Rabbi Eliahou Lopian, dans un autre texte, illustre avec humour cette idée par une petite histoire…

Un couple gérait une auberge qui était merveilleusement située. Le service y était excellent, la cuisine de qualité… et la clientèle fidèle. Tout allait pour le mieux dans le meilleur des mondes jusqu’au jour où la discorde s’installa dans le couple.

Dans un premier temps, c’est en privé que se déroulaient les disputes et les altercations. Mais la situation dégénéra et les clients devinrent les témoins surpris de violentes querelles, où les injures ne manquaient pas.

Le prestige de l’auberge ne suffit plus à attirer la clientèle qui préféra renoncer à ce spectacle peu encourageant.

Réalisant l’ampleur de leur problème, nos deux conjoints décidèrent de faire appel à un rabbin.

Mais on s’aperçut bien vite que les tentatives de réconciliation menaient à l’échec, le fossé étant devenu infranchissable.

Mais comment sauver ce qui pouvait encore l’être : l’auberge ?

Un code secret

Le Rav donna son avis : « Je n’ai qu’un seul conseil à vous donner : fixez entre vous un code qui fera que les mots gentils signifient des injures et exercez-vous dans ce sens.»

Aussitôt dit, aussitôt fait, notre couple commença à se disputer en s’échangeant des mots tendres.

Dans un premier temps, les clients qui restent assistent à un changement notable.

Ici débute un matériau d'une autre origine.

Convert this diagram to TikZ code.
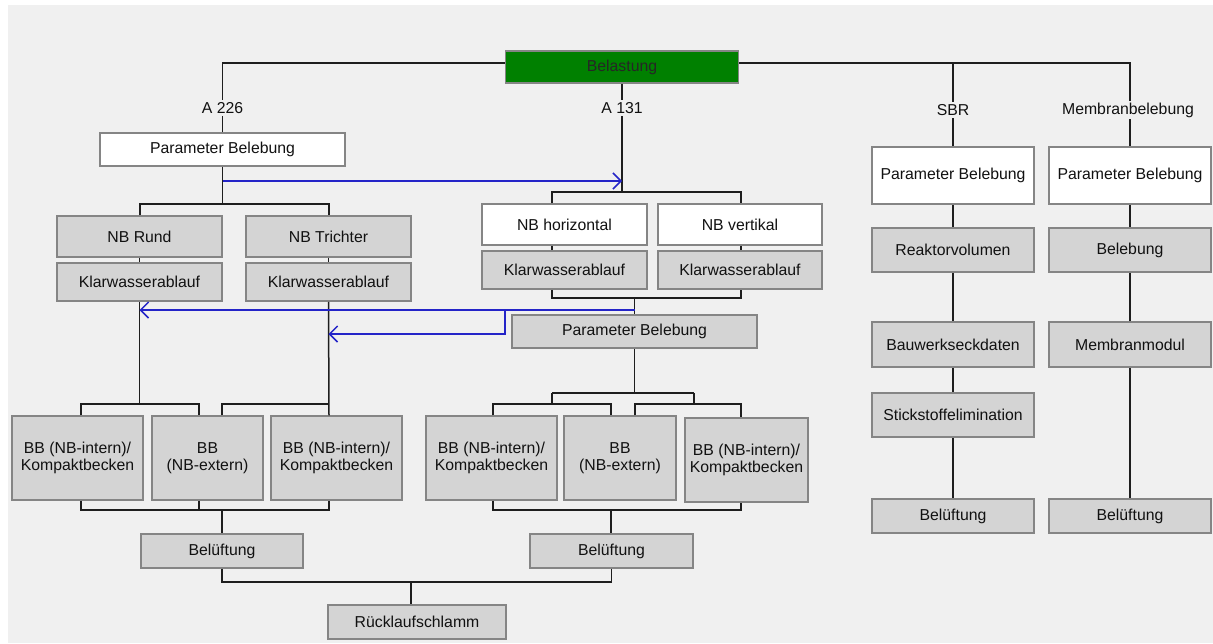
\documentclass[tikz,border=0pt]{standalone}
\usepackage{fontspec}
\setmainfont{Liberation Sans}
\usetikzlibrary{arrows.meta}
\definecolor{hgrund}{HTML}{F0F0F0}
\definecolor{kastengrau}{HTML}{D4D4D4}
\definecolor{rahmen}{HTML}{858585}
\definecolor{linienfarbe}{HTML}{1E1E1E}
\definecolor{pfeilblau}{HTML}{2424C8}
\definecolor{gruen}{HTML}{008000}
\definecolor{schrift}{HTML}{111111}
\begin{document}
\begin{tikzpicture}[x=1pt, y=-1pt,
    kasten/.style={draw=rahmen, line width=1.5pt, fill=kastengrau, inner sep=0pt, text=schrift,
      align=center, font=\fontsize{15.8}{17.5}\selectfont},
    weiss/.style={kasten, fill=white},
    gruenkasten/.style={kasten, fill=gruen, text=black!85},
    titel/.style={fill=hgrund, inner sep=2pt, text=schrift, font=\fontsize{15.8}{17.5}\selectfont},
    linie/.style={line width=1.5pt, draw=linienfarbe},
    blau/.style={line width=1.5pt, draw=pfeilblau, -{Straight Barb[length=8pt, width=16pt]}}]
    \useasboundingbox (0,0) rectangle (1213,643);
    \fill[white] (0,0) rectangle (1213,643);
    \fill[hgrund] (8,5) rectangle (1213,643);
    % Kopf
    \node[gruenkasten, minimum width=233, minimum height=32] (belastung) at (622,67) {Belastung};
    % A 226
    \node[weiss, minimum width=245, minimum height=33] (pb226) at (222.5,149.5) {Parameter Belebung};
    \node[kasten, minimum width=165, minimum height=41] (nbrund) at (139.5,236.5) {NB Rund};
    \node[kasten, minimum width=165, minimum height=41] (nbtrichter) at (328.5,236.5) {NB Trichter};
    \node[kasten, minimum width=165, minimum height=38] (kwrund) at (139.5,282) {Klarwasserablauf};
    \node[kasten, minimum width=165, minimum height=38] (kwtrichter) at (328.5,282) {Klarwasserablauf};
    \node[kasten, minimum width=131, minimum height=84] (bb1) at (77.5,458) {BB (NB-intern)/\\Kompaktbecken};
    \node[kasten, minimum width=111, minimum height=84] (bb2) at (207.5,458) {BB\\(NB-extern)};
    \node[kasten, minimum width=131, minimum height=84] (bb3) at (336.5,458) {BB (NB-intern)/\\Kompaktbecken};
    \node[kasten, minimum width=162, minimum height=34] (bel226) at (222,551) {Belüftung};
    \node[kasten, minimum width=178, minimum height=34] (rueck) at (417,622) {Rücklaufschlamm};
    % A 131
    \node[weiss, minimum width=165, minimum height=41] (nbhor) at (564.5,224.5) {NB horizontal};
    \node[weiss, minimum width=164, minimum height=41] (nbver) at (740,224.5) {NB vertikal};
    \node[kasten, minimum width=165, minimum height=38] (kwhor) at (564.5,270) {Klarwasserablauf};
    \node[kasten, minimum width=164, minimum height=38] (kwver) at (740,270) {Klarwasserablauf};
    \node[kasten, minimum width=245, minimum height=33] (pb131) at (634.5,331.5) {Parameter Belebung};
    \node[kasten, minimum width=131, minimum height=84] (bb4) at (491.5,458) {BB (NB-intern)/\\Kompaktbecken};
    \node[kasten, minimum width=112, minimum height=84] (bb5) at (620,458) {BB\\(NB-extern)};
    \node[kasten, minimum width=123, minimum height=84] (bb6) at (746.5,460) {BB (NB-intern)/\\Kompaktbecken};
    \node[kasten, minimum width=163, minimum height=34] (bel131) at (611.5,551) {Belüftung};
    % SBR
    \node[weiss, minimum width=162, minimum height=57] (pbsbr) at (953,175.5) {Parameter Belebung};
    \node[kasten, minimum width=162, minimum height=44] (reaktor) at (953,250) {Reaktorvolumen};
    \node[kasten, minimum width=162, minimum height=45] (bauwerk) at (953,344.5) {Bauwerkseckdaten};
    \node[kasten, minimum width=162, minimum height=44] (stick) at (953,415) {Stickstoffelimination};
    \node[kasten, minimum width=162, minimum height=34] (belsbr) at (953,516) {Belüftung};
    % Membranbelebung
    \node[weiss, minimum width=162, minimum height=57] (pbmem) at (1130,175.5) {Parameter Belebung};
    \node[kasten, minimum width=162, minimum height=44] (belebung) at (1130,250) {Belebung};
    \node[kasten, minimum width=162, minimum height=45] (modul) at (1130,344.5) {Membranmodul};
    \node[kasten, minimum width=162, minimum height=34] (belmem) at (1130,516) {Belüftung};

    % Kopfleiste
    \coordinate (bar) at (0,63);
    \draw[linie] (pb226.north) |- (belastung.west |- bar);
    \draw[linie] (belastung.east |- bar) -| (pbmem.north);
    \draw[linie] (pbsbr.north) -- (pbsbr.north |- bar);

    % A 226
    \coordinate (g1) at (222.5,204); \coordinate (g1l) at (140,204); \coordinate (g1r) at (329,204);
    \draw[linie] (pb226.south) -- (g1);
    \draw[linie] (g1l |- nbrund.north) |- (g1r) -- (g1r |- nbtrichter.north);
    \draw[linie] (nbrund) -- (kwrund);
    \draw[linie] (nbtrichter) -- (kwtrichter);
    \coordinate (g2a) at (81,404); \coordinate (g2b) at (199,404);
    \coordinate (g2c) at (222,404); \coordinate (g2d) at (329,404);
    \draw[linie] (kwrund.south) -- (kwrund.south |- g2a);
    \draw[linie] (g2a |- bb1.north) |- (g2b) -- (g2b |- bb2.north);
    \draw[linie] (kwtrichter.south) -- (g2d |- bb3.north);
    \draw[linie] (g2c |- bb2.north) |- (g2d);
    \coordinate (g3a) at (81,510); \coordinate (g3b) at (199,510);
    \coordinate (g3c) at (222,510); \coordinate (g3d) at (329,510);
    \draw[linie] (g3a |- bb1.south) |- (g3d) -- (g3d |- bb3.south);
    \draw[linie] (g3b |- bb2.south) -- (g3b);
    \draw[linie] (g3c) -- (g3c |- bel226.north);

    % Ruecklaufschlamm
    \coordinate (jr) at (411,582);
    \draw[linie] (bel226.south) |- (jr) -- (jr |- rueck.north);
    \draw[linie] (bel131.south) |- (jr);

    % A 131
    \coordinate (h1) at (622,192); \coordinate (h1l) at (552,192); \coordinate (h1r) at (741,192);
    \draw[linie] (belastung.south) -- (h1);
    \draw[linie] (h1l |- nbhor.north) |- (h1r) -- (h1r |- nbver.north);
    \draw[linie] (h1l |- nbhor.south) -- (h1l |- kwhor.north);
    \draw[linie] (h1r |- nbver.south) -- (h1r |- kwver.north);
    \coordinate (k1) at (552,298); \coordinate (k2) at (741,298); \coordinate (k3) at (634.5,298);
    \draw[linie] (k1 |- kwhor.south) |- (k2) -- (k2 |- kwver.south);
    \draw[linie] (k3) -- (pb131.north);
    \coordinate (m1) at (634.5,393); \coordinate (m1l) at (552,393); \coordinate (m1r) at (694,393);
    \draw[linie] (pb131.south) -- (m1);
    \draw[linie] (m1l) -- (m1r);
    \coordinate (n1) at (493,404); \coordinate (n2) at (611,404);
    \coordinate (n3) at (635,404); \coordinate (n4) at (741,404);
    \draw[linie] (m1l) -- (m1l |- n1);
    \draw[linie] (m1r) -- (m1r |- n3);
    \draw[linie] (n1 |- bb4.north) |- (n2) -- (n2 |- bb5.north);
    \draw[linie] (n3 |- bb5.north) |- (n4) -- (n4 |- bb6.north);
    \coordinate (p1) at (493,510); \coordinate (p2) at (611,510); \coordinate (p3) at (741,510);
    \draw[linie] (p1 |- bb4.south) |- (p3) -- (p3 |- bb6.south);
    \draw[linie] (p2) -- (p2 |- bel131.north);

    % SBR und Membranbelebung
    \foreach \a/\b in {pbsbr/reaktor, reaktor/bauwerk, bauwerk/stick, stick/belsbr,
                       pbmem/belebung, belebung/modul, modul/belmem}
        \draw[linie] (\a) -- (\b);

    % Rueckfuehrungen
    \coordinate (b1) at (222.5,181);
    \draw[blau] (b1) -- (b1 -| h1);
    \coordinate (b2) at (634.5,310);
    \draw[blau] (b2) -- (b2 -| kwrund.south);
    \coordinate (b3) at (505,310); \coordinate (b3u) at (505,334);
    \draw[blau] (b3) -- (b3u) -- (b3u -| kwtrichter.south);

    % Beschriftungen
    \node[titel] (la226) at (222.5,108) {A 226};
    \node[titel] (la131) at (622,108) {A 131};
    \node[titel] (lsbr) at (953,110) {SBR};
    \node[titel] (lmem) at (1128,110) {Membranbelebung};
\end{tikzpicture}
\end{document}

Mais très vite, ils deviennent les spectateurs de scènes étranges : le nouveau spectacle est celui d’un homme et d’une femme qui se disent des gentillesses et autres expressions de tendresse, le tout accompagné de lancement d’objets de toutes sortes.

Les bénédictions de Bileam ressemblent aux mots tendres de notre couple. Elles ne sont que des malédictions camouflées, codées.

Et il aura fallu l’intervention divine pour transformer le mal et la méchanceté en véritables bénédictions.

C’est le sens véritable du verset : « Mais l’Eternel ton D.ieu, n’a pas voulu écouter Bileam, et l’Eternel ton D.ieu, a transformé pour toi la malédiction en bénédiction, car il a de l’affection pour toi, l’Eternel ton D.ieu. » (Deutéronome 23 ; 6).